When they borrowed the $256 Million, they promised they would pay if off before coming back. If they had paid off the current bond and then they decided they couldn't do it for $17 Million a year anymore that would be one thing, but not only did they sell the voters a line, they sold the investors a line as well 

They have known the current seismic problems have existed for some time. I guess air conditioning was a higher priority for the $256 Million bond last time? How long before the $256 Million is paid back?

"Voters authorized general obligation bonding of $256 million in November 2009. As of June 2013, the district had issued $231 million and had remaining authorization of $25 million. The bond money has been used to rebuild Granger High School, Olympus High School, Oakwood Elementary, Woodstock Elementary, and the Hartvigsen School. In addition, the funding was used to build 2 new elementary schools (Elk Run and Armstrong), and to provide air conditioning for all schools in the district. The district plans to issue the remaining $25 million of bond authorization during the 2017-18 school year. The funds are budgeted to build a new elementary school and to purchase a school site."

For the New Proposed Bond, most of the rebuild/remodel for phase one do not have the " * Projects to be financed with bond proceeds (Utah Code 53A-18-102) ". According to the GSD mailer on the bond, only 5 of 31 listed school projects are being funded by the proposed bond.  So how is the district paying for those other projects? Will they issue another new bond in a few years or do they already have the money for those?

Wednesday, October 4, 2017

Why a Redistricting Commission may make things worse

UTA, an un-elected board doesn't work as good as most would like. Do we want another?

Both in 2016 and 2017, Rep. M. Nelson proposed rules (passed the House but not the Senate, yet) that would help solve the problem that happened last time, The redistricting committee had really good rules and goals, but then both political parties threatened law suits and many of the ideals were abandoned. If we could just get one or two specific Republican State Senators to go along, the new rules would likely pass. Those rules and having the elected legislature create the maps would work much better than having an "independent" redistricting commission, where the one independent person gets to decide. 

Even though I was not on the redistricting committee last time, I drew maps for the 2011 redistricting bills and some were officially voted on. My Congressional Map, "Hat and 3 stripes" was the most favored by the committee, prior to the political parties involvement. I even had a similar map Senate Sponsored by Sen. Ben McAdams, the only bi-partisan Congressional District Map. (No, it didn't pass).

The maps I drew to start with had one goal in place. To keep the districts as close to city and county lines as possible, using major roads or other obvious boundaries such as rivers, etc. I had the Congressional District divided with very few county or city boundaries crossed. My Party Chair threatened to sue the state if that map was adopted. I tried to make it fair. I wasn't trying to favor one party over the other, but didn't use any party stats to create it. I had the maps balance to one person. 

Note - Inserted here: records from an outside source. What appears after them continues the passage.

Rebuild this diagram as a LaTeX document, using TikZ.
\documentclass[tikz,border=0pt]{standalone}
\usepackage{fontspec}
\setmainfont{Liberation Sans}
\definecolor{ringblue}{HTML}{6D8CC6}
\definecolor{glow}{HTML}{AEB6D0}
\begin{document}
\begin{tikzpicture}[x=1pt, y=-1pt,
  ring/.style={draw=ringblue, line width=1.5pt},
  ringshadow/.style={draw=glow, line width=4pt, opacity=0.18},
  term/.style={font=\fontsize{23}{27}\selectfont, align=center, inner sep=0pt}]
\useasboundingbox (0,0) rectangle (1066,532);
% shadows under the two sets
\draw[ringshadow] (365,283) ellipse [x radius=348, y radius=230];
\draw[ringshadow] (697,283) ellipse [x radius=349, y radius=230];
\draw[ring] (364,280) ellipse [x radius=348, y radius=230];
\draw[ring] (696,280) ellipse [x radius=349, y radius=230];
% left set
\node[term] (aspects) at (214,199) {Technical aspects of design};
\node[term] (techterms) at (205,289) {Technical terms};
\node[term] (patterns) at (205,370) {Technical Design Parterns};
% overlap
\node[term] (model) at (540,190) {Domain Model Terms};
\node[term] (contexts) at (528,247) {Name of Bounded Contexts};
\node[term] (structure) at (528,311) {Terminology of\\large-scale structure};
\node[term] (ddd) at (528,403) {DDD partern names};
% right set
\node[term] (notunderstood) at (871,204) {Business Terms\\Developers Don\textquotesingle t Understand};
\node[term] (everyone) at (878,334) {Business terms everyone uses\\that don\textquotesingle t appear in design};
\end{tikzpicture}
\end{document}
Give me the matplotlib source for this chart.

If the rules that the committee was trying to follow were placed as legislative rules, it would have avoided the threats of lawsuits for following them. The other side created state house and other maps down to just a few people, while to keep the county and city boundaries as close as possible, the state house and state senate districts needed more of a range, perhaps 2% to 3%. When they started doing that we started losing district boundaries that made sense. They made things worse. Another reason for the rules being adopted differently.

At least for the Utah House map, only one Rep. voted against the final map. 74 to 1. She won in 2012, I lost. It wasn't perfect, and I knew it would be tougher to win, but I voted for it because my area made more sense than other options.

 Remember Rep. Merrill Nelson lost years ago, because he wanted fair redistricting boundaries more than getting elected. I repeated that in 2012. If the State House boundaries were so bad, why did all but one democrat in the House vote for that map?